B.            The fees award is not contrary to law.
The Union argues that the fees award is contrary to the Act and § 7701(g), which establishes standards for awarding attorney fees under the Act.[11] In particular, the Union argues that, because the Act’s requirements for an award of attorney fees were not satisfied until after the compliance award directed a performance bonus for the grievant, the Arbitrator should have found that the petition “was filed within a reasonable time after the basis for fees was determined.”[12] In addition, the Union argues that the Arbitrator erred as a matter of law by failing to address whether an award of fees would be “in the interest of justice” under § 7701(g).[13]
The Authority has recognized that, although the Act does not establish a specific filing period for negotiated grievances,[14] parties “can negotiate . . . time limits . . . to govern the filing of requests for attorney fees” under the Act.[15] Here, the Arbitrator found that the petition was untimely based on the twenty‑day window that the parties negotiated, and the Union has not identified a provision of law with which that timeliness determination conflicts. Moreover, in cases where the Authority has either found,[16] or denied exceptions to an arbitrator’s finding,[17] that an attorney‑fees request was untimely, the Authority has not required further analysis of whether an award of fees would have satisfied any applicable statutory criteria. Consistent with this precedent, we find that § 7701(g) did not require the Arbitrator to address the merits of the petition after finding it untimely. In sum, the Union has not established that the fees award is contrary to law.
IV.          Decision
 
                We deny the Union’s exceptions.
 


[1] 5 U.S.C. § 5596.
[2] Exceptions, Attach., Merits Award at 2.
[3] Id. at 8.
[4] Id. at 9.
[5] Exceptions, Attach. 6.
[6] Fees Award at 1.
[7] Id.
[8] 5 C.F.R. § 2425.6(e)(1).
[9] E.g., AFGE, Nat’l Border Patrol Council, Local 2595, 67 FLRA 361, 366 (2014).
[10] Exceptions Form at 5.
[11] See U.S. DOD, Def. Distrib.
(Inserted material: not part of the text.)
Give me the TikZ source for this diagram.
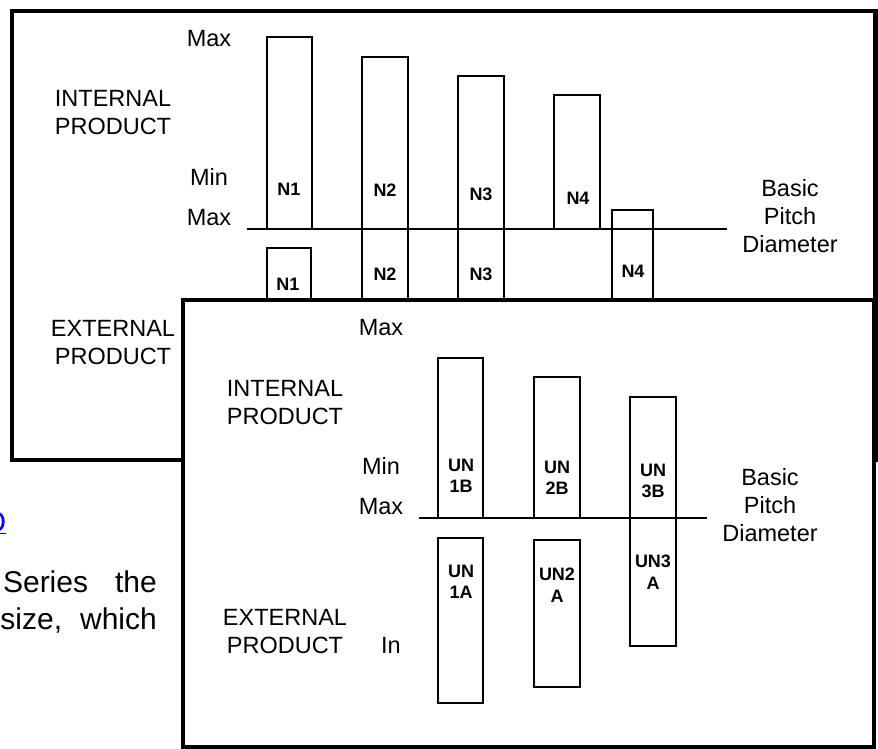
\documentclass[tikz,border=0pt]{standalone}
\usepackage{fontspec}
\setmainfont{Liberation Sans}
\usetikzlibrary{positioning}

\begin{document}
\begin{tikzpicture}[
  x=1pt, y=-1pt,
  font=\fontsize{23.5}{28}\selectfont,
  frame/.style={
    draw,
    line width=4.5pt
  },
  bar/.style={
    draw,
    line width=2.6pt
  },
  pitch/.style={line width=2.8pt},
  tag/.style={
    font=\fontsize{18}{21.5}\selectfont\bfseries,
    align=center,
    inner sep=0pt
  },
  side/.style={align=center, inner sep=0pt},
  page/.style={font=\fontsize{30}{35}\selectfont, inner sep=0pt}
]
\useasboundingbox (0,0) rectangle (878,749);

% Page text behind the figure
\node[page, anchor=base east, text=blue] (link) at (6.5,532) {\underline{O}};
\node[page, anchor=base east] (line1) at (157,592) {Series\hspace{27pt}the};
\node[page, anchor=base east] (line2) at (157,629) {size,\hspace{18pt}which};

% First sheet
\draw[frame, fill=white] (12,11) rectangle (875.5,460);

% Labels, first sheet
\node[side] (max1) at (209,39) {Max};
\node[side] (int1) at (113,113) {INTERNAL\\PRODUCT};
\node[side] (min1) at (209,177) {Min};
\node[side] (maxb1) at (209,218) {Max};
\node[side] (ext1) at (113,343) {EXTERNAL\\PRODUCT};
\node[side] (bpd1) at (790,216) {Basic\\Pitch\\Diameter};

% Internal bars
\draw[bar] (267,229) rectangle (312,37);
\draw[bar] (362,229) rectangle (408,57);
\draw[bar] (458,229) rectangle (504,76);
\draw[bar] (554,229) rectangle (600,95);

% External bars
\draw[bar] (267,302) rectangle (311,248);
\draw[bar] (362,302) rectangle (408,229);
\draw[bar] (458,302) rectangle (504,229);
\draw[bar] (612,302) rectangle (653,210);

\draw[pitch] (247,229) -- (727,229);

\node[tag] (n1i) at (289,189) {N1};
\node[tag] (n2i) at (385,190) {N2};
\node[tag] (n3i) at (481,194) {N3};
\node[tag] (n4i) at (578,198) {N4};
\node[tag] (n1e) at (288,284) {N1};
\node[tag] (n2e) at (385,274) {N2};
\node[tag] (n3e) at (481,274) {N3};
\node[tag] (n4e) at (633,271) {N4};

% Second sheet
\draw[frame, fill=white] (183,300) rectangle (874,747);

% Labels, second sheet
\node[side] (max2) at (381,328) {Max};
\node[side] (int2) at (285,403) {INTERNAL\\PRODUCT};
\node[side] (min2) at (381,466) {Min};
\node[side] (maxb2) at (381,507) {Max};
\node[side] (ext2) at (285,632) {EXTERNAL\\PRODUCT};
\node[side] (in2) at (391,645) {In};
\node[side] (bpd2) at (770,505) {Basic\\Pitch\\Diameter};

% Bars
\draw[bar] (438,518) rectangle (483,358);
\draw[bar] (534,518) rectangle (580,377);
\draw[bar] (630,518) rectangle (676,397);
\draw[bar] (438,538) rectangle (483,703);
\draw[bar] (534,540) rectangle (580,687);
\draw[bar] (630,518) rectangle (676,646);

\draw[pitch] (419,518) -- (707,518);

\node[tag] (un1b) at (461,476) {UN\\1B};
\node[tag] (un2b) at (557,478) {UN\\2B};
\node[tag] (un3b) at (653,481) {UN\\3B};
\node[tag] (un1a) at (461,582) {UN\\1A};
\node[tag] (un2a) at (557,585) {UN2\\A};
\node[tag] (un3a) at (653,572) {UN3\\A};

\end{tikzpicture}
\end{document}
Region E., New Cumberland, Pa., 51 FLRA 155, 158 (1995) (setting forth standards).
[12] Exceptions Br. at 1.
[13] 5 U.S.C. § 7701(g).
[14] E.g., AFGE, Nat’l Council of Field Labor Locals, 67 FLRA 264, 265 (2014).
[15] AFGE, Local 1148, 65 FLRA 402, 403 (2010) (citing AFGE, Council of Prison Locals, 55 FLRA 192 (1999)).
[16] Dep’t of the Air Force Headquarters, 832d Combat Support Grp. DPCE, Luke Air Force Base, Ariz., 32 FLRA 1084, 1094 (1988).
[17] AFGE, Local 1923, 48 FLRA 1117, 1120‑22, 1123 n.* (1993).